-- RAW DATA start --

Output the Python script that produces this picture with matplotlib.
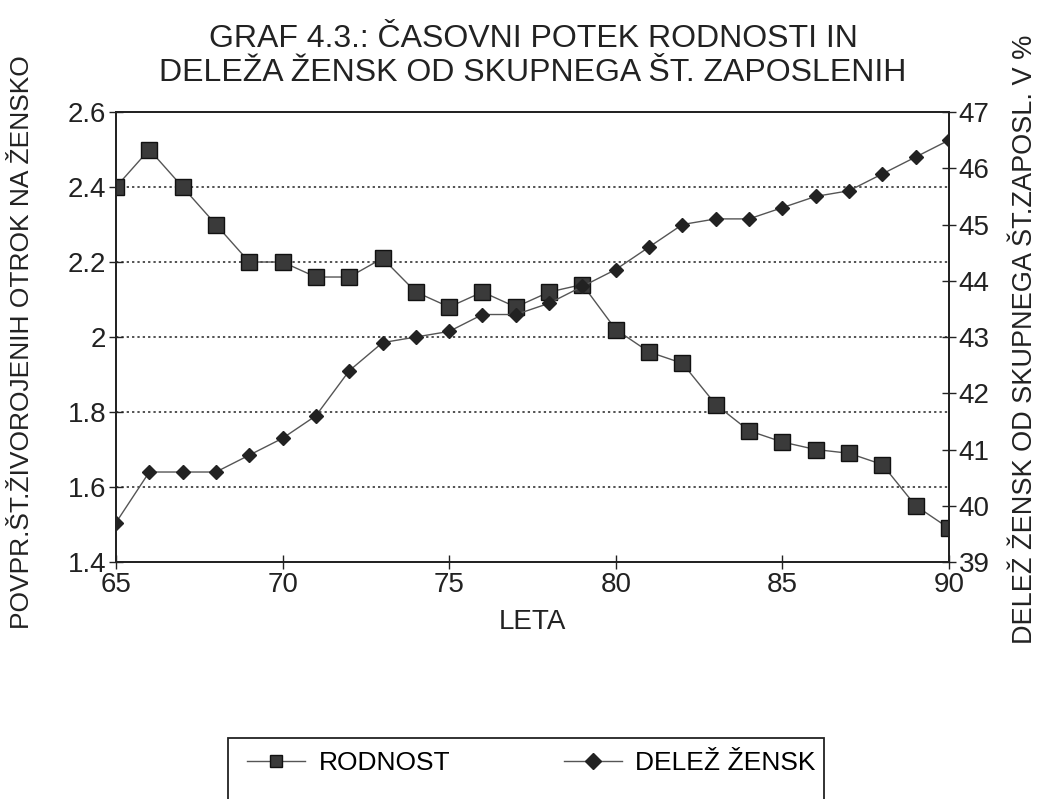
import numpy as np
import matplotlib
matplotlib.use("Agg")
import matplotlib.pyplot as plt
from matplotlib.patches import Rectangle

plt.rcParams['font.family'] = ['Liberation Sans', 'DejaVu Sans']

# ---------------------------------------------------------------------------
# Data
# ---------------------------------------------------------------------------
years = list(range(65, 91))
rodnost = [2.40, 2.50, 2.40, 2.30, 2.20, 2.20, 2.16, 2.16, 2.21, 2.12,
           2.08, 2.12, 2.08, 2.12, 2.14, 2.02, 1.96, 1.93, 1.82, 1.75,
           1.72, 1.70, 1.69, 1.66, 1.55, 1.49]
delez_zensk = [39.7, 40.6, 40.6, 40.6, 40.9, 41.2, 41.6, 42.4, 42.9, 43.0,
               43.1, 43.4, 43.4, 43.6, 43.9, 44.2, 44.6, 45.0, 45.1, 45.1,
               45.3, 45.5, 45.6, 45.9, 46.2, 46.5]

title = "GRAF 4.3.: ČASOVNI POTEK RODNOSTI IN\nDELEŽA ŽENSK OD SKUPNEGA ŠT. ZAPOSLENIH"
left_label = "POVPR.ŠT.ŽIVOROJENIH OTROK NA ŽENSKO"
right_label = "DELEŽ ŽENSK OD SKUPNEGA ŠT.ZAPOSL. V %"
x_label = "LETA"

W, H = 1041, 799
fig = plt.figure(figsize=(W / 100, H / 100), dpi=100)
ax = fig.add_axes([0.1114, 0.2966, 0.8002, 0.5632])
ax2 = ax.twinx()

l1, = ax.plot(years, rodnost, color='#555555', linewidth=1.0,
              marker='s', markersize=11, markerfacecolor='#3a3a3a',
              markeredgecolor='#111111', markeredgewidth=1.0, label='RODNOST')
l2, = ax2.plot(years, delez_zensk, color='#555555', linewidth=1.0,
               marker='D', markersize=7, markerfacecolor='#222222',
               markeredgecolor='#222222', label='DELEŽ ŽENSK')

ax.set_xlim(65, 90)
ax.set_ylim(1.4, 2.6)
ax2.set_ylim(39, 47)
ax.set_xticks(range(65, 91, 5))
ax.set_yticks(np.arange(1.4, 2.61, 0.2))
ax.set_yticklabels(['1.4', '1.6', '1.8', '2', '2.2', '2.4', '2.6'])
ax2.set_yticks(range(39, 48))

for y in [1.6, 1.8, 2.0, 2.2, 2.4]:
    ax.axhline(y, color='#222222', linestyle=(0, (1.5, 2.0)), linewidth=1.1, zorder=0)

for a in (ax, ax2):
    for s in a.spines.values():
        s.set_linewidth(1.3)
        s.set_color('#222222')
ax.tick_params(axis='both', direction='inout', length=10, width=1.0,
               labelsize=20, pad=2, colors='#222222')
ax2.tick_params(axis='y', direction='inout', length=10, width=1.0,
                labelsize=20, pad=2, colors='#222222')

ax.set_xlabel(x_label, fontsize=20, color='#222222', labelpad=8)
fig.text(0.021, 0.572, left_label, rotation=90, ha='center', va='center',
         fontsize=19, color='#222222')
fig.text(0.985, 0.575, right_label, rotation=90, ha='center', va='center',
         fontsize=19.5, color='#222222')
fig.text(0.512, 0.93, title, ha='center', va='center', fontsize=23,
         color='#222222', linespacing=1.2)

# legend: box runs off the bottom of the page as in the scan
fig.add_artist(Rectangle((228 / W, 1 - 830 / H), (824 - 228) / W, (830 - 738) / H,
                         transform=fig.transFigure, facecolor='none',
                         edgecolor='#222222', linewidth=1.3, clip_on=False))
leg = fig.legend(handles=[l1, l2], loc='center left', ncol=2,
                 bbox_to_anchor=(234 / W, 1 - 763 / H), fontsize=19, frameon=False,
                 handlelength=2.2, handletextpad=0.5, columnspacing=4.3,
                 borderpad=0.0)
for h in leg.legend_handles:
    h.set_markersize(8)

fig.savefig("out.png", dpi=100)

-- RAW DATA end --

**PROBLEM STATEMENT**. Exactly how many lines contain "matplotlib"? State the number and nothing else.

**RESPONSE TO THIS EXERCISE**. 5